My kids bringing me cups of tea when they see I’m stressed or upset. On Wednesday night after Caitlin’s dance concert this week I was so exhausted and strung out that when we got home I collapsed on the lounge and cried a little. Next thing I knew I had two cups of tea, both Caitlin and David had independently made one for me. I drank them both.
Drinking tea with my Mum and my brother on Saturday night. We sat at the kitchen table at my Mum’s place after having left Grandma’s room at the nursing home. We talked and cried a little and remembered and smiled and even laughed a little.
This isn’t quite a usual Friday Fragments style of post, not least because it doesn’t just cover the last week – more like the last 40 years – but it’s certainly fragmentary and it does include a couple of bits from the week just gone, so I’m linking up anyway. Don’t forget to visit all the other fabulous fragmenters too!
Hosted by Mrs4444.
8 thoughts on “Dried leaves in boiling water…”
Tears in my eyes, Mim. And a smile on my lips.
Mmm, tea. 🙂
Tea and sympathy, a much more powerful prescription than many give it credit for. Great post.
This is just wonderful 🙂
Great post Mim. I wish I could pop over for a cuppa with you right now…

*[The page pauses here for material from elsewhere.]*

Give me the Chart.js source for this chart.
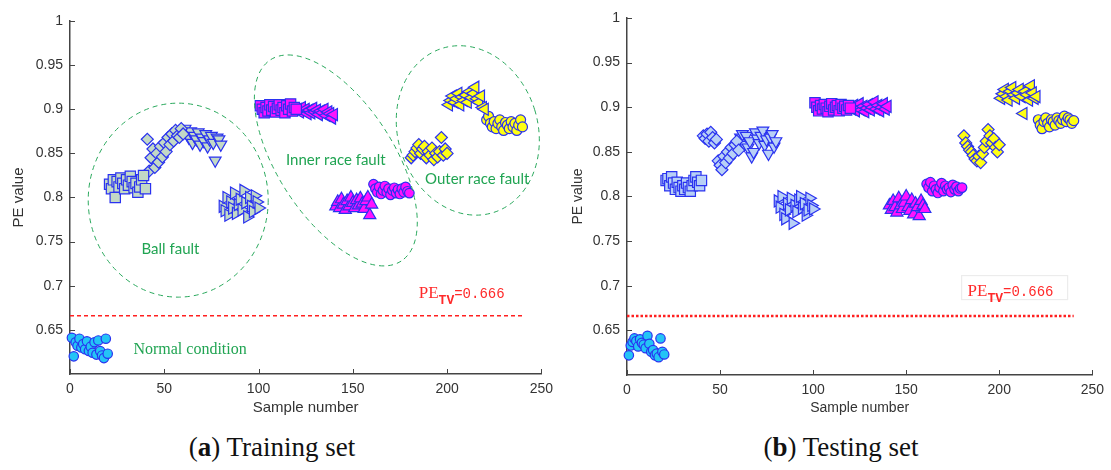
<!DOCTYPE html>
<html>
<head>
<meta charset="utf-8">
<script src="https://cdn.jsdelivr.net/npm/chart.js@4.4.0/dist/chart.umd.min.js"></script>
<style>
  body { margin: 0; background: #fff; width: 1111px; height: 470px; position: relative; overflow: hidden; }
  .panel { position: absolute; top: 0; height: 425px; }
  .cap { position: absolute; top: 432px; font-family: "Liberation Serif", serif; font-size: 27px; line-height: 30px;
         color: #111; transform: translateX(-50%); white-space: nowrap; }
</style>
</head>
<body>
<div class="panel" style="left:0;width:560px"><canvas id="train-chart"></canvas></div>
<div class="panel" style="left:560px;width:551px"><canvas id="test-chart"></canvas></div>
<div class="cap" style="left:272px">(<b>a</b>) Training set</div>
<div class="cap" style="left:841px">(<b>b</b>) Testing set</div>
<script>
// first sample number of each group of 20
const sampleStart = [1, 21, 41, 61, 81, 101, 121, 141, 161, 181, 201, 221];
const xTicks = [0, 50, 100, 150, 200, 250];
const yTicks = [0.65, 0.7, 0.75, 0.8, 0.85, 0.9, 0.95, 1];
const threshold = 0.666;
const thresholdSpan = [0, 240];

// training set PE values
const trainNormal    = [0.641,0.620,0.636,0.632,0.640,0.630,0.634,0.628,0.637,0.626,0.631,0.624,0.636,0.622,0.638,0.626,0.621,0.618,0.640,0.623];
const trainBallSq    = [0.815,0.810,0.820,0.800,0.818,0.812,0.822,0.816,0.810,0.820,0.814,0.824,0.818,0.811,0.816,0.806,0.812,0.820,0.825,0.810];
const trainBallDia   = [0.866,0.830,0.845,0.855,0.834,0.850,0.840,0.858,0.846,0.862,0.852,0.868,0.860,0.872,0.864,0.876,0.870,0.868,0.878,0.872];
const trainBallDown  = [0.878,0.872,0.868,0.875,0.862,0.870,0.866,0.874,0.860,0.868,0.864,0.872,0.858,0.866,0.870,0.862,0.842,0.868,0.866,0.860];
const trainBallRight = [0.790,0.785,0.800,0.780,0.795,0.788,0.805,0.782,0.792,0.798,0.786,0.808,0.794,0.778,0.800,0.790,0.784,0.802,0.795,0.788];
const trainInnerSq   = [0.904,0.900,0.896,0.902,0.898,0.905,0.899,0.903,0.897,0.901,0.905,0.899,0.902,0.896,0.904,0.900,0.906,0.898,0.902,0.900];
const trainInnerLeft = [0.900,0.897,0.902,0.898,0.900,0.895,0.899,0.896,0.901,0.897,0.899,0.894,0.898,0.896,0.900,0.893,0.897,0.895,0.890,0.894];
const trainInnerUp   = [0.790,0.795,0.788,0.798,0.792,0.786,0.796,0.790,0.800,0.794,0.788,0.797,0.791,0.799,0.793,0.787,0.796,0.800,0.780,0.792];
const trainInnerCirc = [0.815,0.810,0.806,0.812,0.804,0.808,0.813,0.806,0.810,0.803,0.808,0.811,0.805,0.809,0.804,0.810,0.806,0.812,0.807,0.805];
const trainOuterDia  = [0.845,0.848,0.852,0.856,0.860,0.850,0.855,0.858,0.845,0.852,0.848,0.856,0.843,0.850,0.846,0.852,0.868,0.848,0.855,0.850];
const trainOuterLeft = [0.905,0.910,0.915,0.908,0.912,0.918,0.905,0.914,0.910,0.916,0.908,0.920,0.913,0.918,0.925,0.912,0.908,0.915,0.902,0.900];
const trainOuterCirc = [0.888,0.892,0.884,0.880,0.886,0.878,0.884,0.888,0.880,0.876,0.885,0.882,0.878,0.886,0.880,0.884,0.876,0.882,0.888,0.880];

// testing set PE values
const testNormal    = [0.622,0.633,0.637,0.641,0.638,0.632,0.640,0.636,0.634,0.630,0.644,0.635,0.626,0.628,0.622,0.624,0.620,0.641,0.626,0.623];
const testBallSq    = [0.818,0.820,0.812,0.822,0.815,0.808,0.816,0.810,0.806,0.812,0.808,0.815,0.810,0.806,0.812,0.818,0.822,0.816,0.812,0.818];
const testBallDia   = [0.868,0.865,0.870,0.862,0.872,0.866,0.860,0.864,0.840,0.835,0.830,0.845,0.838,0.850,0.843,0.855,0.848,0.858,0.862,0.852];
const testBallDown  = [0.866,0.870,0.858,0.868,0.855,0.862,0.845,0.850,0.872,0.865,0.860,0.868,0.874,0.858,0.864,0.848,0.866,0.870,0.856,0.862];
const testBallRight = [0.795,0.788,0.800,0.780,0.775,0.792,0.785,0.798,0.770,0.790,0.783,0.796,0.800,0.787,0.792,0.779,0.785,0.798,0.790,0.786];
const testInnerSq   = [0.905,0.900,0.896,0.902,0.898,0.903,0.899,0.895,0.901,0.904,0.897,0.900,0.902,0.896,0.903,0.899,0.901,0.897,0.902,0.899];
const testInnerLeft = [0.898,0.902,0.896,0.900,0.904,0.897,0.901,0.895,0.899,0.903,0.897,0.900,0.906,0.898,0.902,0.896,0.900,0.904,0.898,0.901];
const testInnerUp   = [0.790,0.785,0.795,0.788,0.782,0.798,0.790,0.786,0.793,0.800,0.788,0.784,0.796,0.780,0.792,0.788,0.778,0.795,0.790,0.786];
const testInnerCirc = [0.814,0.810,0.816,0.806,0.812,0.808,0.804,0.810,0.815,0.806,0.812,0.808,0.810,0.805,0.813,0.808,0.811,0.806,0.809,0.810];
const testOuterDia  = [0.868,0.860,0.856,0.852,0.850,0.846,0.842,0.840,0.845,0.838,0.848,0.855,0.862,0.875,0.868,0.860,0.865,0.855,0.850,0.858];
const testOuterLeft = [0.910,0.915,0.920,0.912,0.908,0.918,0.922,0.914,0.910,0.916,0.920,0.912,0.893,0.918,0.914,0.908,0.924,0.916,0.910,0.912];
const testOuterCirc = [0.886,0.880,0.876,0.884,0.888,0.882,0.878,0.886,0.884,0.880,0.888,0.885,0.882,0.886,0.890,0.884,0.888,0.886,0.882,0.885];

const trainGroups = [trainNormal, trainBallSq, trainBallDia, trainBallDown, trainBallRight, trainInnerSq,
                     trainInnerLeft, trainInnerUp, trainInnerCirc, trainOuterDia, trainOuterLeft, trainOuterCirc];
const testGroups = [testNormal, testBallSq, testBallDia, testBallDown, testBallRight, testInnerSq,
                    testInnerLeft, testInnerUp, testInnerCirc, testOuterDia, testOuterLeft, testOuterCirc];

// marker look of each group
const shape = ['circle','rect','rectRot','triangle','triangle','rect','triangle','triangle','circle','rectRot','triangle','circle'];
const turn  = [0, 0, 0, 180, 90, 0, -90, 0, 0, 0, -90, 0];
const size  = [4.7, 7.3, 6, 6.8, 7, 7.3, 7, 7, 4.8, 6, 7, 5];
const kind  = ['normal','ball','ball','ball','ball','inner','inner','inner','inner','outer','outer','outer'];

const edge = '#2a32f0';

function makeSets(groups, ballFill, lineDash, lineWidth){
  const fills = {normal: '#24c4f6', ball: ballFill, inner: '#ff12ff', outer: '#ffff14'};
  const sets = groups.map((vals, g) => ({
    data: vals.map((v, i) => ({x: sampleStart[g] + i, y: v})),
    pointStyle: shape[g],
    rotation: turn[g],
    pointRadius: size[g],
    pointBackgroundColor: fills[kind[g]],
    pointBorderColor: edge,
    pointBorderWidth: 1.2,
    showLine: false,
    clip: false
  }));
  sets.push({
    data: thresholdSpan.map(v => ({x: v, y: threshold})),
    showLine: true,
    borderColor: '#ff2020',
    borderWidth: lineWidth,
    borderDash: lineDash,
    pointRadius: 0,
    clip: false
  });
  return sets;
}

const inwardTicks = {
  id: 'inwardTicks',
  afterDraw(chart) {
    const {ctx, chartArea: a, scales: {x, y}} = chart;
    ctx.save();
    ctx.strokeStyle = '#444';
    ctx.lineWidth = 1;
    ctx.beginPath();
    x.ticks.forEach(t => {
      const px = Math.round(x.getPixelForValue(t.value)) + 0.5;
      ctx.moveTo(px, a.bottom); ctx.lineTo(px, a.bottom - 5);
    });
    y.ticks.forEach(t => {
      const py = Math.round(y.getPixelForValue(t.value)) + 0.5;
      ctx.moveTo(a.left, py); ctx.lineTo(a.left + 5, py);
    });
    ctx.stroke();
    ctx.restore();
  }
};

const decor = {
  id: 'decor',
  afterDatasetsDraw(chart, args, opts) {
    const {ctx, scales: {x, y}} = chart;
    ctx.save();
    (opts.ellipses || []).forEach(e => {
      ctx.beginPath();
      ctx.ellipse(x.getPixelForValue(e.x), y.getPixelForValue(e.y), e.rx, e.ry, e.rot, 0, Math.PI * 2);
      ctx.setLineDash([5, 4]);
      ctx.strokeStyle = '#29a85c';
      ctx.lineWidth = 1;
      ctx.stroke();
    });
    ctx.setLineDash([]);
    ctx.textAlign = 'center';
    ctx.textBaseline = 'middle';
    (opts.notes || []).forEach(n => {
      ctx.font = n.font;
      ctx.fillStyle = '#20a452';
      ctx.fillText(n.text, x.getPixelForValue(n.x), y.getPixelForValue(n.y));
    });

    // PE_TV label
    const lbl = opts.label;
    let px = x.getPixelForValue(lbl.x);
    const base = y.getPixelForValue(lbl.y);
    if(lbl.box){
      ctx.strokeStyle = '#ececec';
      ctx.strokeRect(px - 6, base - 20, 106, 24);
    }
    ctx.textAlign = 'left';
    ctx.textBaseline = 'alphabetic';
    ctx.fillStyle = '#ff2a2a';
    ctx.font = '17px "Liberation Serif"';
    ctx.fillText('PE', px, base);
    px += ctx.measureText('PE').width;
    ctx.font = 'bold 13px "Liberation Mono"';
    ctx.fillText('TV', px, base + 6);
    px += ctx.measureText('TV').width;
    ctx.font = '14px "Liberation Mono"';
    ctx.fillText('=' + threshold, px, base);
    ctx.restore();
  }
};

function makeScales(yWidth, xHeight, titleSize){
  const tickFont = {family: 'Liberation Sans', size: 14};
  return {
    x: {
      type: 'linear', min: 0, max: 250,
      afterBuildTicks: s => { s.ticks = xTicks.map(v => ({value: v})); },
      afterFit: s => { s.height = xHeight; },
      grid: {display: false, drawTicks: false},
      border: {color: '#444', width: 1.5},
      ticks: {padding: 7, color: '#333', font: tickFont, maxRotation: 0, callback: v => String(v)},
      title: {display: true, text: 'Sample number', color: '#333',
              font: {family: 'Liberation Sans', size: titleSize}, padding: {top: 0, bottom: 8}}
    },
    y: {
      type: 'linear', min: 0.6, max: 1,
      afterBuildTicks: s => { s.ticks = yTicks.map(v => ({value: v})); },
      afterFit: s => { s.width = yWidth; },
      grid: {display: false, drawTicks: false},
      border: {color: '#444', width: 1.5},
      ticks: {padding: 7, color: '#333', font: tickFont, callback: v => String(v)},
      title: {display: true, text: 'PE value', color: '#333',
              font: {family: 'Liberation Sans', size: titleSize}, padding: {top: 10, bottom: 0}}
    }
  };
}

function printChart(container, sets, scales, padding, decorOpts){
  const ctx = document.getElementById(container).getContext('2d');
  new Chart(ctx, {
    type: 'scatter',
    data: {datasets: sets},
    options: {
      responsive: true,
      maintainAspectRatio: false,
      animation: false,
      events: [],
      layout: {padding},
      scales,
      plugins: {legend: {display: false}, tooltip: {enabled: false}, decor: decorOpts}
    },
    plugins: [inwardTicks, decor]
  });
}

printChart('train-chart',
  makeSets(trainGroups, '#c3d9c6', [4, 3], 1.5),
  makeScales(70, 51, 15),
  {top: 21, right: 11, left: 0, bottom: 0},
  {
    ellipses: [
      {x: 57.4, y: 0.797, rx: 90, ry: 97, rot: 0},
      {x: 141, y: 0.842, rx: 120, ry: 58, rot: 0.995},
      {x: 211, y: 0.876, rx: 70, ry: 86, rot: -0.3}
    ],
    notes: [
      {text: 'Ball fault', x: 53.3, y: 0.741, font: '15px Lato'},
      {text: 'Inner race fault', x: 141, y: 0.842, font: '15px Lato'},
      {text: 'Outer race fault', x: 216, y: 0.8205, font: '15px Lato'},
      {text: 'Normal condition', x: 63.7, y: 0.6273, font: '16px "Liberation Serif"'}
    ],
    label: {x: 185, y: 0.686, box: false}
  });

printChart('test-chart',
  makeSets(testGroups, '#b8d0f6', [2.5, 2], 2.5),
  makeScales(67, 50, 14),
  {top: 18, right: 16, left: 0, bottom: 0},
  {
    ellipses: [],
    notes: [],
    label: {x: 183, y: 0.689, box: true}
  });
</script>
</body>
</html>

You make me feel like such a jerk because I don't drink tea. I just never developed the habit, but you make it sounds so friggin' wonderful.
My dearest friend drinks tea. I always think of her when I see tea or watch someone drink it. I like how that happens. I love that you put your mug in the post box. That is a great visual, but so sad you broke your favorite mug. I think post was perfect for a FF post. I enjoyed the whole thing from top to bottom – oh and I love all of the pottery in the photo. That's what really makes my heart melt…beautiful pottery.Kristin _ The Goat
I never used to drink tea of any form. I have been a coffee girl since my teens. But in my mid-20's, I started drinking green tea at Yum Cha, and that has opened up a world of tea drinking possibilities for me.However I still don't drink regular old "black" tea. I can't even abide by the smell of it. I'm not fussed on white tea either. But I do love the green stuff.